GIVEN INSTRUCTION —
Pick out the lines in the listing below that contain the word "document" and copy them.

DATASET RECORDS —
------

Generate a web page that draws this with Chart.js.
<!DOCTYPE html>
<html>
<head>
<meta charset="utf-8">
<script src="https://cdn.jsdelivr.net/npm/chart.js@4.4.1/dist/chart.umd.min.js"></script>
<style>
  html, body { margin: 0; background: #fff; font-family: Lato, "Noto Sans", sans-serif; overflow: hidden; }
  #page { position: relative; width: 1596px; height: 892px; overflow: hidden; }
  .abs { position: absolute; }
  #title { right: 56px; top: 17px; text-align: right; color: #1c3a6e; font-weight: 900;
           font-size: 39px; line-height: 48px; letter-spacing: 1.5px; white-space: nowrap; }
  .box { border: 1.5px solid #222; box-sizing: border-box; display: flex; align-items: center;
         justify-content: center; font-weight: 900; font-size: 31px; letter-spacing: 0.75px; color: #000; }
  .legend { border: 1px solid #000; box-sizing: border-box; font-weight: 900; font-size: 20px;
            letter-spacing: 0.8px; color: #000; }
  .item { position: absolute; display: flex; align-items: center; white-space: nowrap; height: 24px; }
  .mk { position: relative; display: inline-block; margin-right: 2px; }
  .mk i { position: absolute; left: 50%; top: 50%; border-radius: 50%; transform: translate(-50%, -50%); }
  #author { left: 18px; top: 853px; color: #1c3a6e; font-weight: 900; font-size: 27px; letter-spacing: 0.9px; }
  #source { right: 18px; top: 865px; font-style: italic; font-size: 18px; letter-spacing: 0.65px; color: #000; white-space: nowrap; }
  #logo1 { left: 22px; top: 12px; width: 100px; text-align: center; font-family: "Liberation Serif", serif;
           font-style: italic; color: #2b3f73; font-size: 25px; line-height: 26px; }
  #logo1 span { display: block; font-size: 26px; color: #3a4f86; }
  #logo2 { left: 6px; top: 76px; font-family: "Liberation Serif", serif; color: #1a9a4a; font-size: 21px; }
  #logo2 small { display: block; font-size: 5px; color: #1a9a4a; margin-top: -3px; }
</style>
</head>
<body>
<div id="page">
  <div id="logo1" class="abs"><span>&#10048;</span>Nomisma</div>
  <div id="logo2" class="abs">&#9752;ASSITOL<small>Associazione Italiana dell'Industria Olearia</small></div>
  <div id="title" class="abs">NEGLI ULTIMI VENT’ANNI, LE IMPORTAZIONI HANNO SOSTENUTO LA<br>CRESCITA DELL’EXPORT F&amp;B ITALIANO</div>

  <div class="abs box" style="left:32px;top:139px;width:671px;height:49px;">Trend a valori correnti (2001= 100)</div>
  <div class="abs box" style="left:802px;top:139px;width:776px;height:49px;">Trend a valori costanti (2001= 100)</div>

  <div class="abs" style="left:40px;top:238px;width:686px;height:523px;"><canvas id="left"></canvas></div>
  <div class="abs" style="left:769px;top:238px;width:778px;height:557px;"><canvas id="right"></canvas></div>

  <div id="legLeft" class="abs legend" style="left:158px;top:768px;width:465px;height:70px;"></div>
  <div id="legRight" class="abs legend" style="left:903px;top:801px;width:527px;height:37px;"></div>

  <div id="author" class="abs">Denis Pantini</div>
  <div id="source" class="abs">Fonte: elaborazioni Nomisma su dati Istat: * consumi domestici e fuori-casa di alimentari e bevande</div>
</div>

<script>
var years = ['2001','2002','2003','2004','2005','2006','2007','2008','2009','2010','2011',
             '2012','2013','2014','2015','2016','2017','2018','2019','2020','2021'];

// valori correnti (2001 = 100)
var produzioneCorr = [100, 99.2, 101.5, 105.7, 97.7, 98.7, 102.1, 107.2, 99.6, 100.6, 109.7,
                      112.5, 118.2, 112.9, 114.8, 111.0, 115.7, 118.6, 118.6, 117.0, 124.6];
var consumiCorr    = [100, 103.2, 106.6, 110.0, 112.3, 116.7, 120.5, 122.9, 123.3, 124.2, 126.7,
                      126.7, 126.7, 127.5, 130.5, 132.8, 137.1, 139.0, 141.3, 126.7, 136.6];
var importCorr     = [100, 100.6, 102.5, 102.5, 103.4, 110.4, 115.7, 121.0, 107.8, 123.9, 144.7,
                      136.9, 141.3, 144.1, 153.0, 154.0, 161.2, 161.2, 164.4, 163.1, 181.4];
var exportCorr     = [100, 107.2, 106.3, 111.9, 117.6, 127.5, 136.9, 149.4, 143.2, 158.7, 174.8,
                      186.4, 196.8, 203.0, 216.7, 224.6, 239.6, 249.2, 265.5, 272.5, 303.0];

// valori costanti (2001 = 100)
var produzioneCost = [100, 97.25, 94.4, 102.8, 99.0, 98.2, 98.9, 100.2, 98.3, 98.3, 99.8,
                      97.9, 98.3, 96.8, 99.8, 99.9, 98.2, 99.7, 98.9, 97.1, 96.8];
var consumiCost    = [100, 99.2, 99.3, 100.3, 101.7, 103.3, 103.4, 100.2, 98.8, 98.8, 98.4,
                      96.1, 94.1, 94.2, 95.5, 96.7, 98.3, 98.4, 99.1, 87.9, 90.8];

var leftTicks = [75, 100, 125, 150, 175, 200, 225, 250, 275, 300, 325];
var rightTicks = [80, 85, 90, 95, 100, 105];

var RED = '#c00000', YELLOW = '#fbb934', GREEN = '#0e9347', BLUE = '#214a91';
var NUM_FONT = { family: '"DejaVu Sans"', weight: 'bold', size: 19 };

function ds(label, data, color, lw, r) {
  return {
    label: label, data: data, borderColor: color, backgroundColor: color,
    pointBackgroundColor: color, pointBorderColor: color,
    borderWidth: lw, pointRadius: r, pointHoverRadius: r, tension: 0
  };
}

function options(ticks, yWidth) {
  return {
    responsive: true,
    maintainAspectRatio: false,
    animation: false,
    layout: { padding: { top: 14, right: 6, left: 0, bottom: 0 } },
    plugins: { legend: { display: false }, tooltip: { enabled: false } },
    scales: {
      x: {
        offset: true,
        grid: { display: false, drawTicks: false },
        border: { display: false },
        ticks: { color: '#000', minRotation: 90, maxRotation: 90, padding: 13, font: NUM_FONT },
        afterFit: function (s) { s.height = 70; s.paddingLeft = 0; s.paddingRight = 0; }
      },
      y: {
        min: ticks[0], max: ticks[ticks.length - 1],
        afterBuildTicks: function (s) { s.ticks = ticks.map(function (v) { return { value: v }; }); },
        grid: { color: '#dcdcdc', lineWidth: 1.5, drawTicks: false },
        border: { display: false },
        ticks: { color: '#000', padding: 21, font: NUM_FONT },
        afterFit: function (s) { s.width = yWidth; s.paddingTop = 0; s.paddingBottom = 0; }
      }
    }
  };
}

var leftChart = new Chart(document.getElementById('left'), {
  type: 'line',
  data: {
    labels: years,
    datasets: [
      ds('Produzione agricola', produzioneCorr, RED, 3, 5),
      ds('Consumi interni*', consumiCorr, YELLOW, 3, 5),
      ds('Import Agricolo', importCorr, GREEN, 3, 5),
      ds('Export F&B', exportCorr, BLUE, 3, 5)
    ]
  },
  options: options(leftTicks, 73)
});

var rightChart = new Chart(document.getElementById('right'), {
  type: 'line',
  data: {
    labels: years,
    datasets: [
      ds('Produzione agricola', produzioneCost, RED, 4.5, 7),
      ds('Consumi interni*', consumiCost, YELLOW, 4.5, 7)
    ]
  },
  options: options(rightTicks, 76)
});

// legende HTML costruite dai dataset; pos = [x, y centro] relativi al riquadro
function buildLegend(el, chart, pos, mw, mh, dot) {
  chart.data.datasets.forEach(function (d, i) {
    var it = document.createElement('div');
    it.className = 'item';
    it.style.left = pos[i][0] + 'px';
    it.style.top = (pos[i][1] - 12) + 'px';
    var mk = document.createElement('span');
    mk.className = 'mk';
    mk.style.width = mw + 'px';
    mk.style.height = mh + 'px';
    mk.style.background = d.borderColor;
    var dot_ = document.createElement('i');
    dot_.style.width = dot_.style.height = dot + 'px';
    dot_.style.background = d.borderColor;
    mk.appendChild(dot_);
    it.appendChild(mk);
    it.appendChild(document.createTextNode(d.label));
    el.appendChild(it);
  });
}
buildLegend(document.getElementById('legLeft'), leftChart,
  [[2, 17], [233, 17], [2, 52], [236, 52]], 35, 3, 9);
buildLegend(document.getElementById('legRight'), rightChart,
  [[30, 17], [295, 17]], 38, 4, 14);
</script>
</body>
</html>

------

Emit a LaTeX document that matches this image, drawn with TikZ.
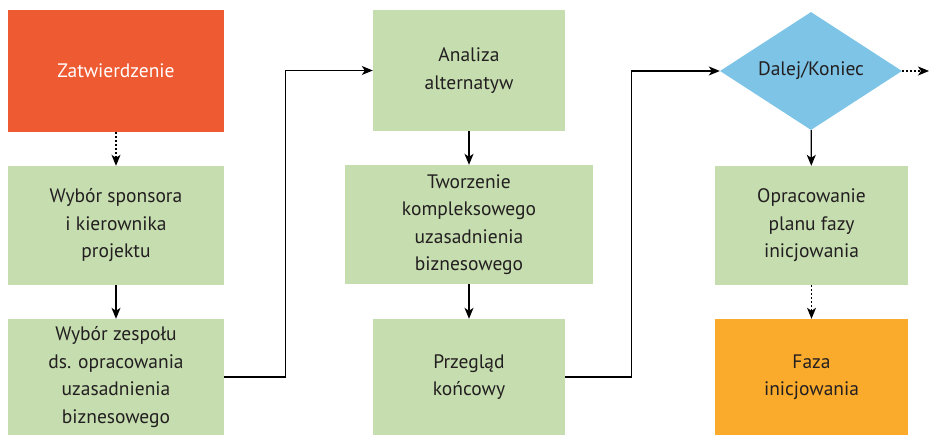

------

THE RESULT —
var leftChart = new Chart(document.getElementById('left'), {
var rightChart = new Chart(document.getElementById('right'), {
    var it = document.createElement('div');
    var mk = document.createElement('span');
    var dot_ = document.createElement('i');
    it.appendChild(document.createTextNode(d.label));
buildLegend(document.getElementById('legLeft'), leftChart,
buildLegend(document.getElementById('legRight'), rightChart,
Emit a LaTeX document that matches this image, drawn with TikZ.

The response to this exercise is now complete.